When the director of the Asian and Asian American Studies Institute suggested an art exhibition this year at the William Benton Museum of Art to mark the 40th anniversary of the end of the Vietnam War, the initial idea was to contrast works by Southeast Asian artists with works by American artists.
However, in discussions with the director of the Benton, the conversation moved to a focus on what the war was about and to the protests against the war and how artists responded to it.
“There still seems to be an immediacy with the Vietnam War because politicians will access it. How many times is Vietnam invoked as an analog about what’s happening in Iraq and Afghanistan, with mentions of a quagmire – that Afghanistan is not going to be another Vietnam?” says Cathy Schlund-Vials, director of the Asian and Asian American Studies Institute and an associate professor of English. “But it’s very much in the past. I wanted to bring up a conversation of what was this war?”
The exhibition, which continues through Aug. 9, includes selections from the University’s Archives & Special Collections that include the Poras Vietnam War Memorabilia Collection, Alternative Press Collection, and University Photographs Collection. The works include prints, paintings, and photographs by professional artists, as well as anti-war posters and pamphlets produced by UConn students at the time.
Schlund-Vials says that many of today’s students know very little about the Vietnam War. When she teaches classes covering the war, she provides her students with context for the war, and also the history of student protest culture: “I want to highlight that there is a long history of student protest, and there were particular investments with a conflict that was highly unpopular.”
She hopes students look at the parallels and some of the disjuncture they recollect with Iraq and Afghanistan. “Of course, it’s very different,” she says, “because there was a draft [during the Vietnam War].”
She notes that the news cycle at the time also allowed for more concentrated engagements with the war. “Now we’re dealing with a news cycle that’s overwhelming. [Today’s] students know the images and the iconography of the war, but they don’t understand the conditions that brought it into being, the politics; that it was a very different conflict in many ways.”
Among the works on display at the Benton is the poster “STOP THE WAR IN VIETNAM NOW!”(circa 1970), featuring a detail from Pablo Picasso’s “Guernica,” one of the most famous anti-war paintings from 1937 that protested the Spanish Civil War. “HANOI- ITS [sic] THE SAME WAR – KENT,” a 1970 poster, references the shooting of four students at Kent State University during the Vietnam War protests.

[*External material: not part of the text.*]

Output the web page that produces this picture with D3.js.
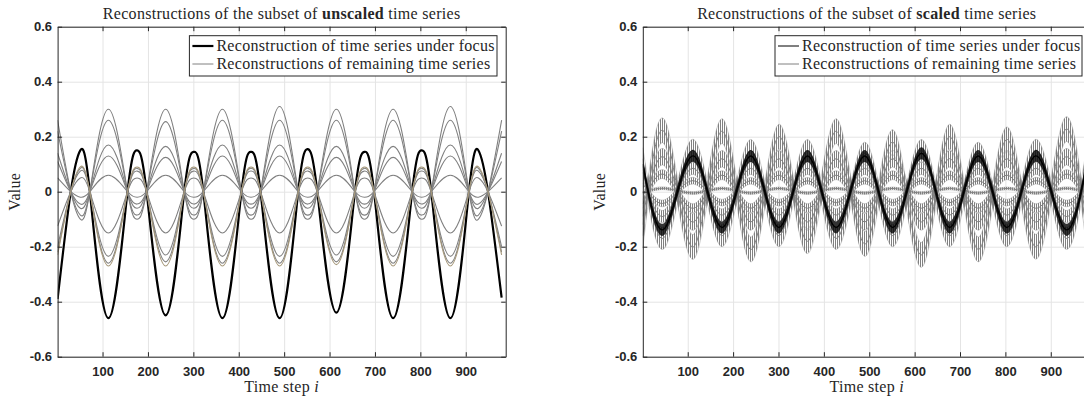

There are also copies of the Nov. 12, 1969 edition of “UConn Free Press,” a student publication, displaying a map of the planned protest march in Washington, D.C. The march started from the U.S. Capitol Building, and moved down Pennsylvania Avenue to the area known as The Ellipse, directly across from the White House.

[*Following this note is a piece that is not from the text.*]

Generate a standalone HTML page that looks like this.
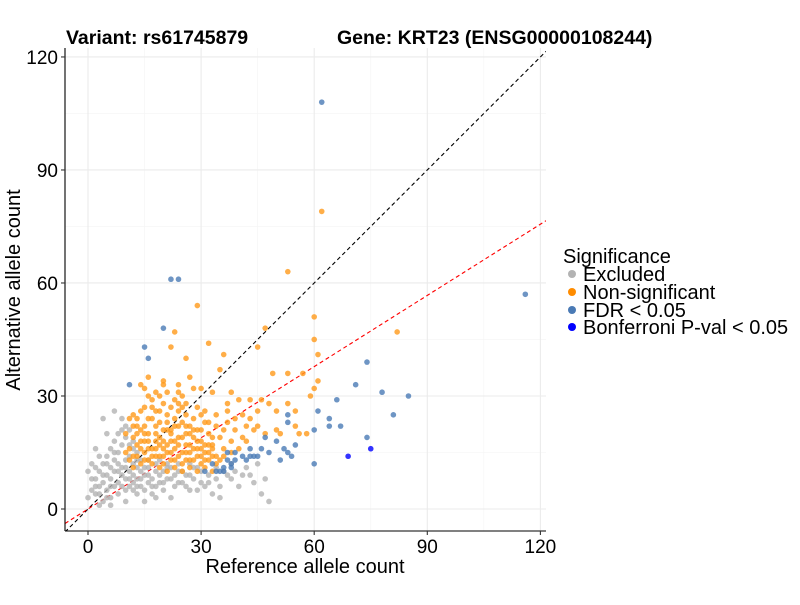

For Schlund-Vials, looking more closely at the Vietnam War was not just a part of her scholarship, it also was a journey through her past. She and her twin brother were born in Thailand near Udorn Royal Thai Air Force Base, which was used during the war by allied pilots including Americans, following a liaison between her Cambodian mother and an American serviceman. She and her brother were later adopted by a U.S. Air Force master sergeant and his Japanese wife seeking to adopt AmerAsian children.
While doing graduate work at the University of Massachusetts, Amherst, focused on Asian and Jewish-American writing – “two model minorities who are oftentimes compared to each other but rarely discussed” – she researched a chapter comparing Holocaust narratives to Cambodian genocide narratives. This led to her book, War, Genocide, and Justice (University of Minnesota Press, 2012), which included a study of the connections between the Khmer Rouge – the Cambodian Communist followers of the North Vietnamese Army – and the U.S. bombing of the Cambodian countryside during the Vietnam War.
“The conditions that brought me into being were connected to that,” Schlund-Vials says. “I find I’m marching more and more back to the war, because there are so many assumptions made about it.”
She says her research has brought her to the realization that people’s individualized recollections have nuanced the war: “When I talk to Vietnam War veterans, what they remember about the war is not the Hollywood treatment of the war. They remember the Vietnamese translator, the families they got to know, or the children they would see around the base.”
Schlund-Vials wanted the Benton exhibit to recollect and honor those memories, but also to take the protest movement seriously. “That’s what it ended up becoming,” she says. “Everybody had a relationship to this war at the time.”